Actually, for semisimple $\mathfrak{g}$ the center $\mathcal{Z}(\mathfrak{g})$ of $\mathcal{U}(\mathfrak{g})$ is isomorphic to the polynomial ring over $\mathbb{C}$ in $\mathrm{rank}\,\mathfrak{g}$ variables [cf. Carter, Lie algebras of finite and affine type, Thm 11.32]. In our case of $sl_2$ this is just $\mathbb{C}[C]$.
The stated additional condition of $C$ acting by a scalar, say $Cv_0=\xi\cdot v_0$ implies now that on the generated module $V_0 = \mathcal{U}(sl_2)v_0$, the Casimir element $C$ will also act by scalars: $c(e_\pm v_0)=e_\pm cv_0= \xi\cdot (e_\pm v_0)$.
Next, let's equip the module $V_0$ with the action $hv_0 = \lambda v_0$, for some $\lambda\notin\mathbb{Z}$, and $e_-v_n := fv_n = (n+\varepsilon)v_{n+1}$ for $\varepsilon\in (0,1)$.

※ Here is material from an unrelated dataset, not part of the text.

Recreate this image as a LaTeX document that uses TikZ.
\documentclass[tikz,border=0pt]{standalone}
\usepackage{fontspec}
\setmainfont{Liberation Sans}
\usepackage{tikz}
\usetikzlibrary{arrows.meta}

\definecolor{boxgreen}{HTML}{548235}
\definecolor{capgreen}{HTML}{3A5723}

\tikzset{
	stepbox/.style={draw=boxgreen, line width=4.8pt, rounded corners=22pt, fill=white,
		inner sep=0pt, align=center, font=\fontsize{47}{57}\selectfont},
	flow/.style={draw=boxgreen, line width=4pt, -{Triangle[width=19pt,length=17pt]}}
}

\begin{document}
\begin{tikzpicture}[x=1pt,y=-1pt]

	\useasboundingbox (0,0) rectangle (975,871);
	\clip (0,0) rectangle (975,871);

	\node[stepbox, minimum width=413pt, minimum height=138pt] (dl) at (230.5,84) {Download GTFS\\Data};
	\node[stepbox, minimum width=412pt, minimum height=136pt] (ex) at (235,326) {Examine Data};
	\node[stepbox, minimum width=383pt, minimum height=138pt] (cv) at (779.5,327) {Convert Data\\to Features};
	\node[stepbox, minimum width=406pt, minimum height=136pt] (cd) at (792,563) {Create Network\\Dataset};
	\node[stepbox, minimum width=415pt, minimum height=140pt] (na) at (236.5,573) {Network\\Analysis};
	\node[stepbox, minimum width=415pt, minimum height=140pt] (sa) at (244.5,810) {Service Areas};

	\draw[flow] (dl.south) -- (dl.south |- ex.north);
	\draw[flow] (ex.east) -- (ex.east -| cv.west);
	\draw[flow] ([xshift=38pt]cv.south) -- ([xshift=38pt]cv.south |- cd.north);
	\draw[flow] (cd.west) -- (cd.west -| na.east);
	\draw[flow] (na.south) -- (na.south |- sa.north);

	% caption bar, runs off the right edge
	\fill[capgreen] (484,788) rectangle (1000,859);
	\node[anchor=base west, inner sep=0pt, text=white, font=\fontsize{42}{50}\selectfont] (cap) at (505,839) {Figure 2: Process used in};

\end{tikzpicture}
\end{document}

Lemma. If $n > 0$, then $ (i)\; hv_n = (\lambda -2n)v_n\\ (ii)\, ev_n = (\lambda - n + 1)v_{n-1}\\ $
Proof. (i) By induction on $n$:
$h\left(fv_n\right) = fhv_n + \left[h,f\right]v_n = f(\lambda -2n) v_n - 2fv_n = \left(\lambda -2(n+1)\right)\left(fv_n\right)$
(ii)
$$\left(n+\varepsilon\right)ev_{n+1} = efv_{n} = fev_n+\left[e,f\right]v_{n}\\ =\left(\lambda-n+1\right)fv_{n-1}+hv_{n}\\ =\left(\lambda-n+1\right)\left(n-1+\varepsilon\right)v_{n}+\left(\lambda-2n\right)v_{n}\\ =\left(\lambda-n\right)\left(n+\varepsilon\right)v_{n}$$
for $n\ge 0$. Now divide by $\left(n+\varepsilon\right)$.
q.e.d.
Now, we can extend the action of $e=e_+$ for $n \le 0$. This is consistent with the action of $h$, as demonstrated by
$h(ev_n)=ehv_n + [h,e]v_n = e(\lambda - 2n) v_n + 2ev_n = (\lambda -2(n-1))(ev_n).$
Surely, these modules are infinite-dimensional for $0 < \varepsilon < 1$ and their weight-spaces are one-dimensional.

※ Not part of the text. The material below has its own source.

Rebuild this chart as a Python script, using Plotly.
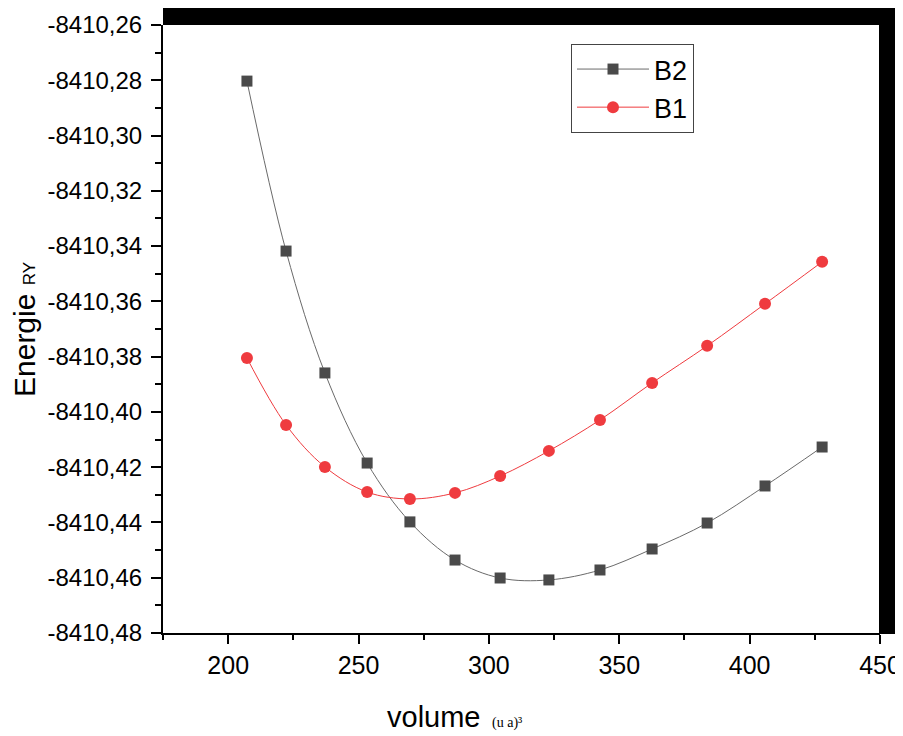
import plotly.graph_objects as go

volume = [207.2, 222.2, 237.1, 253.3, 269.7, 287.0, 304.3, 323.0, 342.6, 362.6, 383.7, 405.9, 427.8]
energy_b2 = [-8410.2803, -8410.3418, -8410.3859, -8410.4185, -8410.4398, -8410.4536, -8410.4601,
             -8410.4608, -8410.4572, -8410.4496, -8410.4402, -8410.4268, -8410.4127]
energy_b1 = [-8410.3805, -8410.4047, -8410.4199, -8410.4290, -8410.4315, -8410.4293, -8410.4232,
             -8410.4141, -8410.4029, -8410.3895, -8410.3761, -8410.3609, -8410.3457]

y_tickvals = [-8410.26, -8410.28, -8410.30, -8410.32, -8410.34, -8410.36, -8410.38,
              -8410.40, -8410.42, -8410.44, -8410.46, -8410.48]
y_ticktext = ["-8410,26", "-8410,28", "-8410,30", "-8410,32", "-8410,34", "-8410,36", "-8410,38",
              "-8410,40", "-8410,42", "-8410,44", "-8410,46", "-8410,48"]
x_tickvals = [200, 250, 300, 350, 400, 450]

FONT = "Liberation Sans, Arial, sans-serif"

# page body has an 8px margin: figure sits at (8, 8) in the window
OFF = 8
W, H = 903 - OFF, 736 - OFF
PL, PR, PT, PB = 163, 880, 25, 633  # plot area in window pixels
pw, ph = PR - PL, PB - PT

fig = go.Figure()
fig.add_trace(go.Scatter(
    x=volume, y=energy_b2, name="B2", mode="lines+markers",
    line=dict(color="#6a6a6a", width=1, shape="spline"),
    marker=dict(symbol="square", size=11, color="#4a4a4a", line=dict(color="#4a4a4a", width=0)),
))
fig.add_trace(go.Scatter(
    x=volume, y=energy_b1, name="B1", mode="lines+markers",
    line=dict(color="#ef3b3f", width=1, shape="spline"),
    marker=dict(symbol="circle", size=12, color="#ef3b3f", line=dict(color="#ef3b3f", width=0)),
))

fig.update_layout(
    width=W, height=H,
    margin=dict(l=PL - OFF, r=W - (PR - OFF), t=PT - OFF, b=H - (PB - OFF), autoexpand=False),
    paper_bgcolor="white", plot_bgcolor="white",
    font=dict(family=FONT, color="black"),
    showlegend=True,
    legend=dict(
        x=(571 - PL) / pw, y=(PB - 44) / ph, xanchor="left", yanchor="top",
        bordercolor="#444444", borderwidth=1, bgcolor="white",
        font=dict(size=27, family=FONT),
        itemwidth=72, tracegroupgap=0,
    ),
    xaxis=dict(
        range=[175, 450], tickvals=x_tickvals, ticks="outside", ticklen=9, tickwidth=1.5,
        tickcolor="black", showline=True, linecolor="black", linewidth=2,
        showgrid=False, zeroline=False,
        tickfont=dict(size=25, family=FONT),
        minor=dict(tickvals=[175, 225, 275, 325, 375, 425], ticks="outside", ticklen=5,
                   tickwidth=1.5, tickcolor="black", showgrid=False),
    ),
    yaxis=dict(
        range=[-8410.48, -8410.26], tickvals=y_tickvals, ticktext=y_ticktext,
        ticks="outside", ticklen=10, tickwidth=1.5, tickcolor="black",
        showline=True, linecolor="black", linewidth=2,
        showgrid=False, zeroline=False, ticklabelstandoff=4,
        tickfont=dict(size=24, family=FONT),
        minor=dict(tickvals=[-8410.27, -8410.29, -8410.31, -8410.33, -8410.35, -8410.37,
                             -8410.39, -8410.41, -8410.43, -8410.45, -8410.47],
                   ticks="outside", ticklen=6, tickwidth=1.5, tickcolor="black", showgrid=False),
    ),
)

# thick top and right frame bars
fig.add_shape(type="rect", xref="paper", yref="paper",
              x0=0, x1=(896 - PL) / pw, y0=1, y1=1 + (PT - 8) / ph,
              fillcolor="black", line=dict(width=0), layer="above")
fig.add_shape(type="rect", xref="paper", yref="paper",
              x0=(879 - PL) / pw, x1=(896 - PL) / pw, y0=-1 / ph, y1=1 + (PT - 8) / ph,
              fillcolor="black", line=dict(width=0), layer="above")

# axis titles
fig.add_annotation(
    xref="paper", yref="paper", x=(385 - PL) / pw, y=-(717 - PB) / ph,
    xanchor="left", yanchor="middle", showarrow=False,
    text="volume <span style='font-family:Liberation Serif, Times New Roman, serif;font-size:14px'> (u a)³</span>",
    font=dict(size=29, family=FONT),
)
fig.add_annotation(
    xref="paper", yref="paper", x=-(PL - 24) / pw, y=(PB - 330) / ph,
    xanchor="center", yanchor="middle", showarrow=False, textangle=-90,
    text="Energie <span style='font-size:17px'>RY</span>",
    font=dict(size=30, family=FONT),
)

fig.write_html("out.html")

Since $V_0$ is generated by the vector $v_0$ with $h$-action $\lambda$, the Harish-Chandra homomorphism $\phi:\mathcal{U}(\mathfrak{g})_0 \to \mathcal{U}(\mathfrak{h})$ allows to determine the central character from the the h-action on $v_\lambda$: $\chi_\lambda: \mathcal{Z}(\mathfrak{g}) \to \mathbb{C}$ by $\chi_\lambda(z) = \lambda(\chi(z))$. This is due to the fact, that $\mathcal{U}(\mathfrak{h})$ is isomorphic to a polynomial ring, in the $sl_2$-case just $\mathbb C[h]$ where $\lambda: \mathbb C[h] \to \mathbb C$ is just the evaluation homomorphism.